(Directions for this task) Every line below should be copied exactly; drop the pictures.

(Available data)
--- Start ---

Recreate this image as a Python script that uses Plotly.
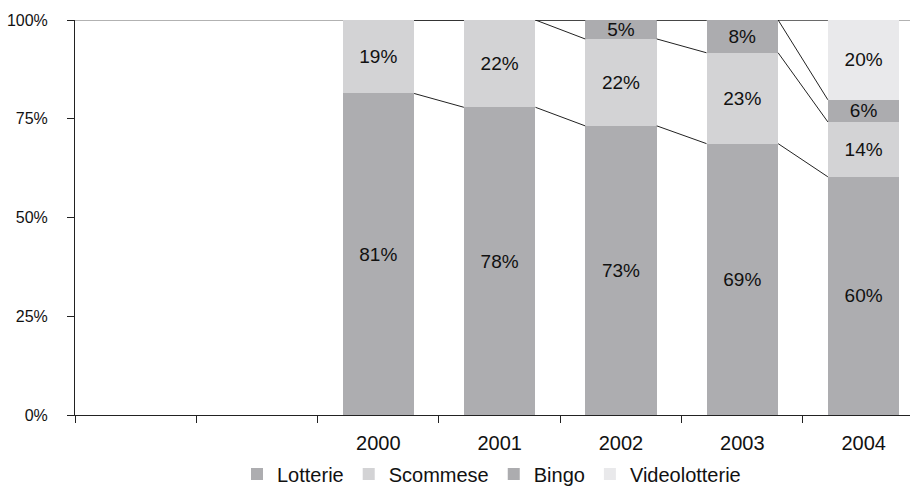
import plotly.graph_objects as go

years = [2000, 2001, 2002, 2003, 2004]
series_names = ["Lotterie", "Scommese", "Bingo", "Videolotterie"]
lotterie = [81.4, 77.9, 73.2, 68.7, 60.3]
scommese = [18.6, 22.1, 22.0, 23.0, 13.9]
bingo = [0.0, 0.0, 4.8, 8.3, 5.6]
videolotterie = [0.0, 0.0, 0.0, 0.0, 20.2]
colors = ["#adadb0", "#d3d3d5", "#acacaf", "#e9e9eb"]
yticks = [0, 25, 50, 75, 100]

values = [lotterie, scommese, bingo, videolotterie]
BAR_W = 0.59
FONT = "Liberation Sans, Arial, Helvetica, sans-serif"

fig = go.Figure()
for name, vals, col in zip(series_names, values, colors):
    fig.add_trace(go.Bar(
        x=years, y=vals, name=name, width=BAR_W,
        marker=dict(color=col, line=dict(width=0)),
        text=[f"{round(v)}%" if v > 0 else "" for v in vals],
        textposition="inside", insidetextanchor="middle", textangle=0,
        constraintext="none",
        textfont=dict(family=FONT, size=19, color="#111111"),
        hoverinfo="skip",
    ))

# series lines connecting the top of each series between neighbouring bars
cum = [0.0] * len(years)
line_x, line_y = [], []
for vals in values:
    cum = [c + v for c, v in zip(cum, vals)]
    for i in range(len(years) - 1):
        line_x += [years[i] + BAR_W / 2, years[i + 1] - BAR_W / 2, None]
        line_y += [cum[i], cum[i + 1], None]
fig.add_trace(go.Scatter(x=line_x, y=line_y, mode="lines",
                         line=dict(color="#222222", width=1),
                         showlegend=False, hoverinfo="skip"))

# invisible trace to drive the tick-mark axis
boundaries = [years[0] - 2.5 + k for k in range(8)]
fig.add_trace(go.Scatter(x=[boundaries[0]], y=[0], xaxis="x2", mode="markers",
                         marker=dict(opacity=0), showlegend=False, hoverinfo="skip"))

xr = [years[0] - 2.5, years[0] - 2.5 + 835 / 121.33]

fig.update_layout(
    width=910, height=486,
    margin=dict(l=75, r=0, t=20, b=71),
    paper_bgcolor="white", plot_bgcolor="white",
    barmode="stack",
    font=dict(family=FONT, color="#111111"),
    xaxis=dict(range=xr, tickvals=years, ticktext=[str(y) for y in years],
               ticks="", showgrid=False, zeroline=False, showline=False,
               tickfont=dict(size=20), ticklabelstandoff=14, automargin=False),
    xaxis2=dict(range=xr, overlaying="x", anchor="y", side="bottom",
                tickvals=boundaries, showticklabels=False, ticks="outside",
                ticklen=7, tickcolor="#222222", tickwidth=1,
                showline=True, linecolor="#222222", linewidth=1,
                showgrid=False, zeroline=False, automargin=False),
    yaxis=dict(range=[0, 100], tickvals=yticks, ticktext=[f"{v}%" for v in yticks],
               ticks="outside", ticklen=7, tickcolor="#222222",
               showline=True, linecolor="#222222", linewidth=1,
               showgrid=False, zeroline=False, tickfont=dict(size=16),
               ticklabelstandoff=16, automargin=False),
    legend=dict(orientation="h", x=0.4988, xanchor="center", yref="container",
                y=(486 - 474) / 486, yanchor="middle",
                traceorder="normal", font=dict(size=20), itemwidth=30),
    shapes=[dict(type="line", xref="paper", yref="y", x0=0, x1=1, y0=100, y1=100,
                 line=dict(color="#666666", width=1), layer="below")],
)

fig.write_html("out.html")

--- End ---

(The reply)
Recreate this image as a Python script that uses Plotly.
import plotly.graph_objects as go

years = [2000, 2001, 2002, 2003, 2004]
series_names = ["Lotterie", "Scommese", "Bingo", "Videolotterie"]
lotterie = [81.4, 77.9, 73.2, 68.7, 60.3]
scommese = [18.6, 22.1, 22.0, 23.0, 13.9]
bingo = [0.0, 0.0, 4.8, 8.3, 5.6]
videolotterie = [0.0, 0.0, 0.0, 0.0, 20.2]
colors = ["#adadb0", "#d3d3d5", "#acacaf", "#e9e9eb"]
yticks = [0, 25, 50, 75, 100]

values = [lotterie, scommese, bingo, videolotterie]
BAR_W = 0.59
FONT = "Liberation Sans, Arial, Helvetica, sans-serif"

fig = go.Figure()
for name, vals, col in zip(series_names, values, colors):
    fig.add_trace(go.Bar(
        x=years, y=vals, name=name, width=BAR_W,
        marker=dict(color=col, line=dict(width=0)),
        text=[f"{round(v)}%" if v > 0 else "" for v in vals],
        textposition="inside", insidetextanchor="middle", textangle=0,
        constraintext="none",
        textfont=dict(family=FONT, size=19, color="#111111"),
        hoverinfo="skip",
    ))

# series lines connecting the top of each series between neighbouring bars
cum = [0.0] * len(years)
line_x, line_y = [], []
for vals in values:
    cum = [c + v for c, v in zip(cum, vals)]
    for i in range(len(years) - 1):
        line_x += [years[i] + BAR_W / 2, years[i + 1] - BAR_W / 2, None]
        line_y += [cum[i], cum[i + 1], None]
fig.add_trace(go.Scatter(x=line_x, y=line_y, mode="lines",
                         line=dict(color="#222222", width=1),
                         showlegend=False, hoverinfo="skip"))

# invisible trace to drive the tick-mark axis
boundaries = [years[0] - 2.5 + k for k in range(8)]
fig.add_trace(go.Scatter(x=[boundaries[0]], y=[0], xaxis="x2", mode="markers",
                         marker=dict(opacity=0), showlegend=False, hoverinfo="skip"))

xr = [years[0] - 2.5, years[0] - 2.5 + 835 / 121.33]

fig.update_layout(
    width=910, height=486,
    margin=dict(l=75, r=0, t=20, b=71),
    paper_bgcolor="white", plot_bgcolor="white",
    barmode="stack",
    font=dict(family=FONT, color="#111111"),
    xaxis=dict(range=xr, tickvals=years, ticktext=[str(y) for y in years],
               ticks="", showgrid=False, zeroline=False, showline=False,
               tickfont=dict(size=20), ticklabelstandoff=14, automargin=False),
    xaxis2=dict(range=xr, overlaying="x", anchor="y", side="bottom",
                tickvals=boundaries, showticklabels=False, ticks="outside",
                ticklen=7, tickcolor="#222222", tickwidth=1,
                showline=True, linecolor="#222222", linewidth=1,
                showgrid=False, zeroline=False, automargin=False),
    yaxis=dict(range=[0, 100], tickvals=yticks, ticktext=[f"{v}%" for v in yticks],
               ticks="outside", ticklen=7, tickcolor="#222222",
               showline=True, linecolor="#222222", linewidth=1,
               showgrid=False, zeroline=False, tickfont=dict(size=16),
               ticklabelstandoff=16, automargin=False),
    legend=dict(orientation="h", x=0.4988, xanchor="center", yref="container",
                y=(486 - 474) / 486, yanchor="middle",
                traceorder="normal", font=dict(size=20), itemwidth=30),
    shapes=[dict(type="line", xref="paper", yref="y", x0=0, x1=1, y0=100, y1=100,
                 line=dict(color="#666666", width=1), layer="below")],
)

fig.write_html("out.html")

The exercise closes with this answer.